Posted in Finance, Accounting and Economics Terms, Total Reads: 347
Instead on electronic trading on exchange, another method of trading is to trade at floors. Open outcry is a mode of communication between investors and brokers on stock or future exchange. It involves hand signaling or shouting to communicate about buy or sell orders. The part of trading floor, generally octagon in shape, is called a pit.
The investor would go to the broker to place an order, the broker in turn will call his clerk down on floor/pit to execute the order and get back with confirmation. Runners transmit order between clerk at pit and the brokers. Brokers show their affiliation through their badges and jacket colors. The order is processed and communicated by fanatic process of open outcry. The brokers and traders constantly bid and offer prices. This free market system leads to optimum price, price that is perceived by the market as true price and hence the process is called" price discovery". The old school thought is that pit trading leads to efficient price discovery as a result of pressure of supply and demand.

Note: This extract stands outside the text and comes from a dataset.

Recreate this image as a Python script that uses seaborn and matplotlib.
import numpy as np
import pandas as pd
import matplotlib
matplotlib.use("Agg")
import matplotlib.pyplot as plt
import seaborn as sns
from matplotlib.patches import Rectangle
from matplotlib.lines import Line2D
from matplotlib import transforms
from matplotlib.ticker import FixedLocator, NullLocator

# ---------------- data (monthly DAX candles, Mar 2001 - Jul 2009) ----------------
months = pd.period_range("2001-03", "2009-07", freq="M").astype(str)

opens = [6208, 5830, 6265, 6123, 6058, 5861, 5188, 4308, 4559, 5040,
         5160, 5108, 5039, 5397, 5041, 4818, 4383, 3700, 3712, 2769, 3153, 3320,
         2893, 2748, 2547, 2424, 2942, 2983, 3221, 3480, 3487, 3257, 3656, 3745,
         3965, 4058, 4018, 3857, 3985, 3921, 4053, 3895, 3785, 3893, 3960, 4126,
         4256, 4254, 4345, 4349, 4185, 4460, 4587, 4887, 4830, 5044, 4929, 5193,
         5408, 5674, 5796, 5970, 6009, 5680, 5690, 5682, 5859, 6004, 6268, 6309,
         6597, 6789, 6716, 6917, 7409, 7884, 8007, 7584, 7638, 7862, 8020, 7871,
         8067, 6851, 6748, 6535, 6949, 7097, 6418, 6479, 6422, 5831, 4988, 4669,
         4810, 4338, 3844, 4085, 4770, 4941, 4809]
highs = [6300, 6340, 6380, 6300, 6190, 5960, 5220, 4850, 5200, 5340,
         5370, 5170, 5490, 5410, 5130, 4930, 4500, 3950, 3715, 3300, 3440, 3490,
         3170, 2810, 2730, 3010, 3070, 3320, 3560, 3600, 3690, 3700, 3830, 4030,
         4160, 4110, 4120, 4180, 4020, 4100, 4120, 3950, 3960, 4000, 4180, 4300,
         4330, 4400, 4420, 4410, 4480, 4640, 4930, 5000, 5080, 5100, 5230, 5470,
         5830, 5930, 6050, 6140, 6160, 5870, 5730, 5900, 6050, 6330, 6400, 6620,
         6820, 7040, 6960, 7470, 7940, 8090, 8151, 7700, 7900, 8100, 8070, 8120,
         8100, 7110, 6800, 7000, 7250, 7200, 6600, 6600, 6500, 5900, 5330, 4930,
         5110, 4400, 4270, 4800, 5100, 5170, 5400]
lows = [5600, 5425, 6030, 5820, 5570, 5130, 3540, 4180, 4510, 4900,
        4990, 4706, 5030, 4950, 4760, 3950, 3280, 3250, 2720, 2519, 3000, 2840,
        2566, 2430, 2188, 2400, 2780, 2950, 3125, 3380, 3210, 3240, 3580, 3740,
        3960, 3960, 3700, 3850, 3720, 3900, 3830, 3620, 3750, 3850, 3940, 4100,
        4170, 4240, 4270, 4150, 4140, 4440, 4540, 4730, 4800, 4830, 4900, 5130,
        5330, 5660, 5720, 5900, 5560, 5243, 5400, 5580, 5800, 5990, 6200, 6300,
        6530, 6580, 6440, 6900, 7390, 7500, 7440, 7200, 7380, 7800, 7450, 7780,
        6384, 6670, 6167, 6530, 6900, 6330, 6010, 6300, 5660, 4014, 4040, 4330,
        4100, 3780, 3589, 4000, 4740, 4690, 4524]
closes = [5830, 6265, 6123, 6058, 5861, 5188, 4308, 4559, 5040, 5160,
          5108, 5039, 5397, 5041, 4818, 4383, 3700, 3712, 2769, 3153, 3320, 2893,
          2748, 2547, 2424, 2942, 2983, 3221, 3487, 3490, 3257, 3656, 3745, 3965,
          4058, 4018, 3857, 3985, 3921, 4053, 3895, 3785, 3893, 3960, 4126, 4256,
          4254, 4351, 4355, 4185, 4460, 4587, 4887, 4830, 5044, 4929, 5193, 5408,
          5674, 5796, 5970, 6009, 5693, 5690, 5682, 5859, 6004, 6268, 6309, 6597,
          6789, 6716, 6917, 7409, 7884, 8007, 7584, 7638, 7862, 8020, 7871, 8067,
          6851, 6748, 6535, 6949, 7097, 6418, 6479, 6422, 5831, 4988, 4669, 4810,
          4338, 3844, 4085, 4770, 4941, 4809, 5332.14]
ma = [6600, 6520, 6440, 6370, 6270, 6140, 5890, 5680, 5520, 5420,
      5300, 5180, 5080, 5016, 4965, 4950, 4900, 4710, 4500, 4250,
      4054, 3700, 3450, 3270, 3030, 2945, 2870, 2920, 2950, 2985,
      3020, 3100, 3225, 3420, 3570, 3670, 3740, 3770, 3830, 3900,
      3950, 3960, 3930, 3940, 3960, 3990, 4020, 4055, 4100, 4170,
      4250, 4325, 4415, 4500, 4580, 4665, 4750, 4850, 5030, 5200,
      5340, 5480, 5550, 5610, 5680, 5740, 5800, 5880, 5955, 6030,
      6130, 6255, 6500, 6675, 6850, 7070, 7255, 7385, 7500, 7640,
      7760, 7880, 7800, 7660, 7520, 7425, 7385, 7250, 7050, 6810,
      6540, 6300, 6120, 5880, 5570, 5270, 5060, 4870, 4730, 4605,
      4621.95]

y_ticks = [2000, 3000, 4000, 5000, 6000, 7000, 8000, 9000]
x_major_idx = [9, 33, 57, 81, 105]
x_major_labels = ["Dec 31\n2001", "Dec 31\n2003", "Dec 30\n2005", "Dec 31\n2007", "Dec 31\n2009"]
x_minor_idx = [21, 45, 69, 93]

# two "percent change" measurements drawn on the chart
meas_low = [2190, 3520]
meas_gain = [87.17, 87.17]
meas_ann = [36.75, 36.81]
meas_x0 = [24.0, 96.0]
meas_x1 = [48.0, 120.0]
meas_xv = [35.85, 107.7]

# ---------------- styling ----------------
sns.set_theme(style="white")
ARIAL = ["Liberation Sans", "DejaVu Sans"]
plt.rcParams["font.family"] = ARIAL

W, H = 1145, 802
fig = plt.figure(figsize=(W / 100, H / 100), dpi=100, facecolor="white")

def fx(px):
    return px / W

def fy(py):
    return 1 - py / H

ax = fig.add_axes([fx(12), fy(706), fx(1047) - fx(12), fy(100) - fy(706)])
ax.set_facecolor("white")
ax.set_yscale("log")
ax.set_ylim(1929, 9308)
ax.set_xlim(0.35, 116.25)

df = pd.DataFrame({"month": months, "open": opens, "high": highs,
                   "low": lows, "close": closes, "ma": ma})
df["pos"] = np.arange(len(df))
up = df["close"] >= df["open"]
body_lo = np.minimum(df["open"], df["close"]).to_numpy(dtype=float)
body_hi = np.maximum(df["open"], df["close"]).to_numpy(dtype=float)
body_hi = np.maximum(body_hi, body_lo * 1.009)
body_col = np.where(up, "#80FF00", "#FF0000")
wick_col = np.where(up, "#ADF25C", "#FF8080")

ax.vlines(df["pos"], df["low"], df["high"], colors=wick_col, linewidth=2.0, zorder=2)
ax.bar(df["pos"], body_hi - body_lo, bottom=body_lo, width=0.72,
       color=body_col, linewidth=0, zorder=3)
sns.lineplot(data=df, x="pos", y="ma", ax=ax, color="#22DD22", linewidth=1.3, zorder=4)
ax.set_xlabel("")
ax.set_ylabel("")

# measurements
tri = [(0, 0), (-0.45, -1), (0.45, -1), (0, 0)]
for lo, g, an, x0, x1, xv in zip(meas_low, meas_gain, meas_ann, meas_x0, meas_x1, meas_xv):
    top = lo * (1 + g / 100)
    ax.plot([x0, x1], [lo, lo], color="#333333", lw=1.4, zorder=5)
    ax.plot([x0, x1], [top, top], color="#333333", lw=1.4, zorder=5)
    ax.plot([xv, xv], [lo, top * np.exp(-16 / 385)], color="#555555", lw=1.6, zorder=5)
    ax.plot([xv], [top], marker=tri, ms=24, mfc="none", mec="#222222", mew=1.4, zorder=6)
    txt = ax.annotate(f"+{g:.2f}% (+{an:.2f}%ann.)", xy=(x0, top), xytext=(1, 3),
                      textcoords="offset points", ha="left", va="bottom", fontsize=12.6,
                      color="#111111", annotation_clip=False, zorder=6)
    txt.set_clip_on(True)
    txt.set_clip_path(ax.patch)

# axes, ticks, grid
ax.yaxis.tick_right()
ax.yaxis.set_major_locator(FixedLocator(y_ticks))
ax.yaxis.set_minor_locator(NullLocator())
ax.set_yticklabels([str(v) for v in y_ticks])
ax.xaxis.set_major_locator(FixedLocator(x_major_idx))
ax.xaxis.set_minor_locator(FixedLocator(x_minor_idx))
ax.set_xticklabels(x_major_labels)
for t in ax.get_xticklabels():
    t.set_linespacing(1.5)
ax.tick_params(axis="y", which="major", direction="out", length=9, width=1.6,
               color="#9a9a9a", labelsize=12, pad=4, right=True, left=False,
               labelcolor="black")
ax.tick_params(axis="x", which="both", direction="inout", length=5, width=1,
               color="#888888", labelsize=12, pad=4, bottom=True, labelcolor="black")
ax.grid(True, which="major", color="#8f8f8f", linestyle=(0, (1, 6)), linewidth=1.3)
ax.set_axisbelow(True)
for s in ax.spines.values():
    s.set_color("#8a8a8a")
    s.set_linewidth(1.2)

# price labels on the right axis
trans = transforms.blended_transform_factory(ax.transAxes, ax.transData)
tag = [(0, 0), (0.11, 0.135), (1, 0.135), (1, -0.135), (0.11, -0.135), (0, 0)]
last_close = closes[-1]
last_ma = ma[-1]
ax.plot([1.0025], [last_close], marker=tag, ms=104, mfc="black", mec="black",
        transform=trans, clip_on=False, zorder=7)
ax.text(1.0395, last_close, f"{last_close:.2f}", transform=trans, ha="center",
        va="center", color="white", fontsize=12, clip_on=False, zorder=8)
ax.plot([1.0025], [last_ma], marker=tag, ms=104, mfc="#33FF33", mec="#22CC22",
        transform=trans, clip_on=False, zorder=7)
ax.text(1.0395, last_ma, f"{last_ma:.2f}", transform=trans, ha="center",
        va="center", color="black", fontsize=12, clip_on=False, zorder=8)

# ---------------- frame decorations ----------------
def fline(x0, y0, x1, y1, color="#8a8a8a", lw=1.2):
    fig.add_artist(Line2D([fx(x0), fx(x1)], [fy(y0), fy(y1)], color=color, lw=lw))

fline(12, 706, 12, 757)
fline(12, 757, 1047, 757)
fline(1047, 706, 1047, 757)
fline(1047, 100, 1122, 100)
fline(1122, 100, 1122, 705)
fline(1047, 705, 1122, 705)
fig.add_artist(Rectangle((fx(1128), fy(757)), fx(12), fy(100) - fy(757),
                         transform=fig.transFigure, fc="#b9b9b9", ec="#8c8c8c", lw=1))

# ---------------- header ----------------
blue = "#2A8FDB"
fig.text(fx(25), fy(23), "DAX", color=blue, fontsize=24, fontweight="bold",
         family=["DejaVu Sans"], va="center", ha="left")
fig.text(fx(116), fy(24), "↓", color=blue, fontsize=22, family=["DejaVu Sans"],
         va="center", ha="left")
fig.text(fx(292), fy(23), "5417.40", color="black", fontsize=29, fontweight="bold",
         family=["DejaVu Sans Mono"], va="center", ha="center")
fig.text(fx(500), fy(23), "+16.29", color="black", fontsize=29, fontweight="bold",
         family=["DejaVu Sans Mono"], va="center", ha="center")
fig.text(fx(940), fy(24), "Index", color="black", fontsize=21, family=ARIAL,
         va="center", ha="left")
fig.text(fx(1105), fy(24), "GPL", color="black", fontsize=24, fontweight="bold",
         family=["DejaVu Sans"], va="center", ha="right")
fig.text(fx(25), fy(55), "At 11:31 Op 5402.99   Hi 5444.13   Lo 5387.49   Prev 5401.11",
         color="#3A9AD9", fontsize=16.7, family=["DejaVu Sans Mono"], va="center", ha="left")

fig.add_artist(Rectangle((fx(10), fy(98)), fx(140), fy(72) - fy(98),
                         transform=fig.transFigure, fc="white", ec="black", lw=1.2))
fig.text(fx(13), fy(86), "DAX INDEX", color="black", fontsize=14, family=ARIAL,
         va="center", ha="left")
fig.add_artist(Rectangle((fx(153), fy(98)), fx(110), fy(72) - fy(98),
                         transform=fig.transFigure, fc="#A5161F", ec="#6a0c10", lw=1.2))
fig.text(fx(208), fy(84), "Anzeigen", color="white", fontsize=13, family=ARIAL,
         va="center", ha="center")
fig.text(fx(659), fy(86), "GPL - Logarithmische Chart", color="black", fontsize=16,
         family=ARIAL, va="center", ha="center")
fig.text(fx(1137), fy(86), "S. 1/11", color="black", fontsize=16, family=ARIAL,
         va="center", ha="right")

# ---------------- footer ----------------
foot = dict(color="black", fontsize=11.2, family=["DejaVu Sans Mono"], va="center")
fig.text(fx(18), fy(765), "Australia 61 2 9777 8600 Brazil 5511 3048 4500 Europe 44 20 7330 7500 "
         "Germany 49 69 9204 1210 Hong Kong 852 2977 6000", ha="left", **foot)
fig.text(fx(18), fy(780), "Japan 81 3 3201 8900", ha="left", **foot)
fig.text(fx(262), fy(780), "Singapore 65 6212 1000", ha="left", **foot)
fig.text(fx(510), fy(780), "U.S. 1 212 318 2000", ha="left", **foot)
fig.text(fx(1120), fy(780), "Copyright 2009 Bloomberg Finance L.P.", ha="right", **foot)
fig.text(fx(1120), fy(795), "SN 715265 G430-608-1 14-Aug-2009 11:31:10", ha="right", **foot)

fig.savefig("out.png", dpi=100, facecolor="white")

In pit trading, hand signal and vocal open outcry are ways to communicate quantity and price information. They facilitate a quick way of being heard above the crowd.
• Palm in means an offer to buy
• Palm facing away from hand, sell order.

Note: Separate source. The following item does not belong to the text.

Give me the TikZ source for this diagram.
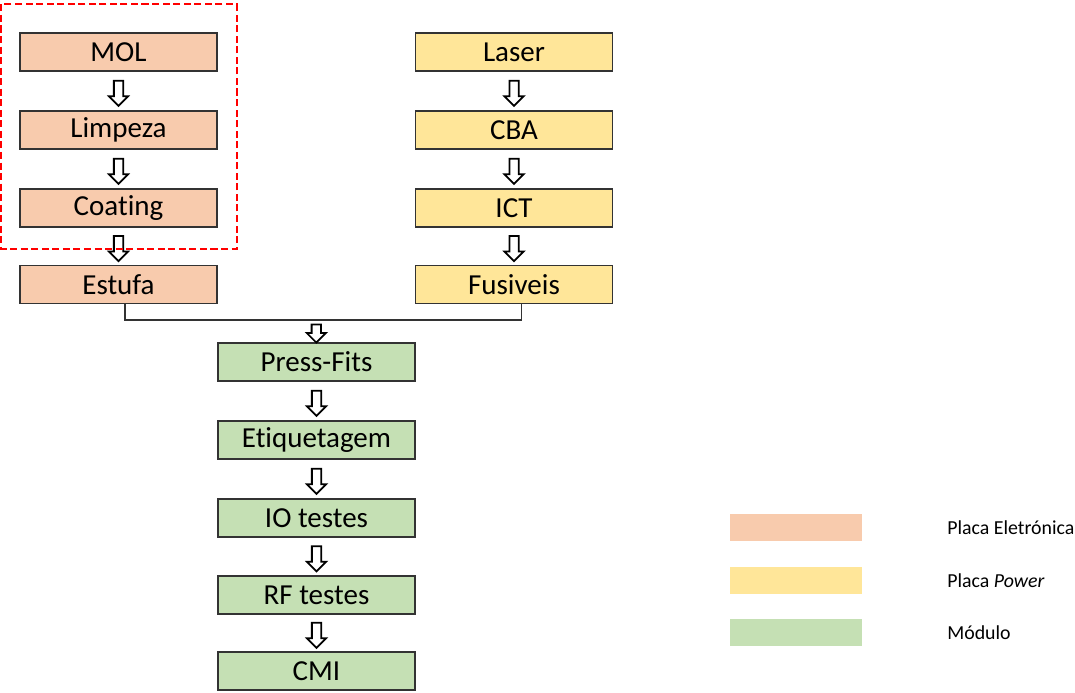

• Hand away and in front of body means show price
• Hand touching or near face shows quantity. Touching forehead and hand sideways means buy 70 contracts.

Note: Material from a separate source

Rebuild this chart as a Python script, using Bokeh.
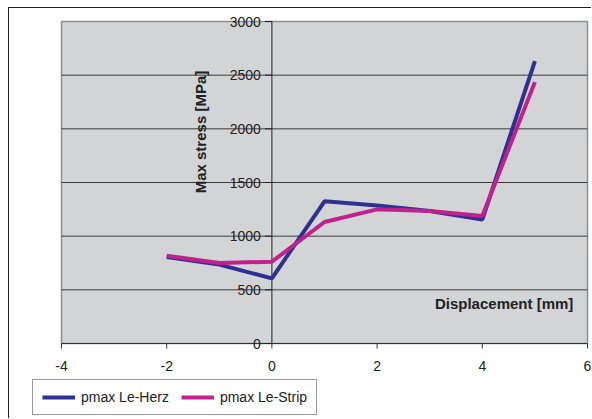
from math import pi

from bokeh.core.properties import value
from bokeh.embed import file_html
from bokeh.models import Label, Legend, LegendItem, Range1d
from bokeh.plotting import figure
from bokeh.resources import INLINE

# Maximum contact stress against displacement for two models
displacement = [-2, -1, 0, 1, 2, 3, 4, 5]
pmax_le_herz = [806, 735, 607, 1325, 1285, 1235, 1155, 2630]
pmax_le_strip = [818, 750, 762, 1132, 1250, 1235, 1187, 2435]

x_ticks = [-4, -2, 0, 2, 4, 6]
y_ticks = [0, 500, 1000, 1500, 2000, 2500, 3000]

X_MIN, X_MAX = x_ticks[0], x_ticks[-1]
Y_MIN, Y_MAX = y_ticks[0], y_ticks[-1]

FONT = "Liberation Sans"
INK = "#222222"

# canvas and plotting-area geometry (pixels)
W, H = 583, 411
AREA_L, AREA_R, AREA_T, AREA_B = 52, 578, 13, 335
sx = (AREA_R - AREA_L) / (X_MAX - X_MIN)
sy = (AREA_B - AREA_T) / (Y_MAX - Y_MIN)

p = figure(
    width=W, height=H,
    x_range=Range1d(X_MIN - AREA_L / sx, X_MAX + (W - AREA_R) / sx),
    y_range=Range1d(Y_MIN - (H - AREA_B) / sy, Y_MAX + AREA_T / sy),
    output_backend="svg", toolbar_location=None,
    x_axis_type=None, y_axis_type=None,
    min_border=0,
)
p.margin = (7, 0, 0, 8)
p.styles = {"border-top": "1.5px solid #222", "border-left": "1.5px solid #222"}
p.outline_line_color = None
p.background_fill_color = "white"
p.border_fill_color = "white"
p.grid.visible = False

# plotting area
p.quad(left=X_MIN, right=X_MAX, bottom=Y_MIN, top=Y_MAX,
       fill_color="#d3d4d6", line_color="#8e8e8e", line_width=1.5)

# horizontal gridlines
inner = y_ticks[1:-1]
p.segment(x0=[X_MIN] * len(inner), x1=[X_MAX] * len(inner), y0=inner, y1=inner,
          line_color="#3c3c3c", line_width=1)

# x axis along y = 0
p.segment(x0=[X_MIN], x1=[X_MAX], y0=[Y_MIN], y1=[Y_MIN], line_color="#333333", line_width=1.2)
p.ray(x=x_ticks, y=[Y_MIN] * len(x_ticks), length=5, length_units="screen",
      angle=-pi / 2, line_color="#333333", line_width=1)
p.text(x=x_ticks, y=[Y_MIN] * len(x_ticks), text=[str(t) for t in x_ticks],
       y_offset=22, text_align="center", text_baseline="middle",
       text_font=value(FONT), text_font_size="14px", text_color=INK)

# y axis crossing at x = 0
p.segment(x0=[0], x1=[0], y0=[Y_MIN], y1=[Y_MAX], line_color=INK, line_width=1)
p.ray(x=[0] * len(y_ticks), y=y_ticks, length=7, length_units="screen",
      angle=pi, line_color=INK, line_width=1)
p.text(x=[0] * len(y_ticks), y=y_ticks, text=[str(t) for t in y_ticks],
       x_offset=-11, text_align="right", text_baseline="middle",
       text_font=value(FONT), text_font_size="14px", text_color=INK)

r_herz = p.line(displacement, pmax_le_herz, line_color="#2e3192", line_width=4)
r_strip = p.line(displacement, pmax_le_strip, line_color="#c0228c", line_width=4)

p.add_layout(Label(
    x=5.73, y=376, text="Displacement [mm]", text_align="right",
    text_baseline="middle", text_font=FONT, text_font_size="15px",
    text_font_style="bold", text_color=INK,
))
p.add_layout(Label(
    x=-1.35, y=1970, text="Max stress [MPa]", angle=pi / 2,
    text_align="center", text_baseline="middle", text_font=FONT,
    text_font_size="15px", text_font_style="bold", text_color=INK,
))

legend = Legend(
    items=[
        LegendItem(label="pmax Le-Herz", renderers=[r_herz]),
        LegendItem(label="pmax Le-Strip", renderers=[r_strip]),
    ],
    orientation="horizontal",
    location=(23, 4),
    glyph_width=33, glyph_height=16,
    label_standoff=6, spacing=12, padding=9, margin=0,
    label_text_font=FONT, label_text_font_size="14px",
    label_text_color=INK,
    border_line_color="#333333", border_line_width=1,
    background_fill_color="white", background_fill_alpha=1,
)
p.add_layout(legend, "center")

open("out.html", "w").write(file_html(p, INLINE))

The words of traders are a bond. With million dollars at stake, each action in the pit is recorded and executed trade agreement. Though seemingly chaotic, inside the pit the traders conduct business at lightning speed. Similar to electronic exchange, the prices in pit move rapidly and every second make a lot of difference in the amount of money gained or lost. Thus speed of execution and order delivery is extremely important.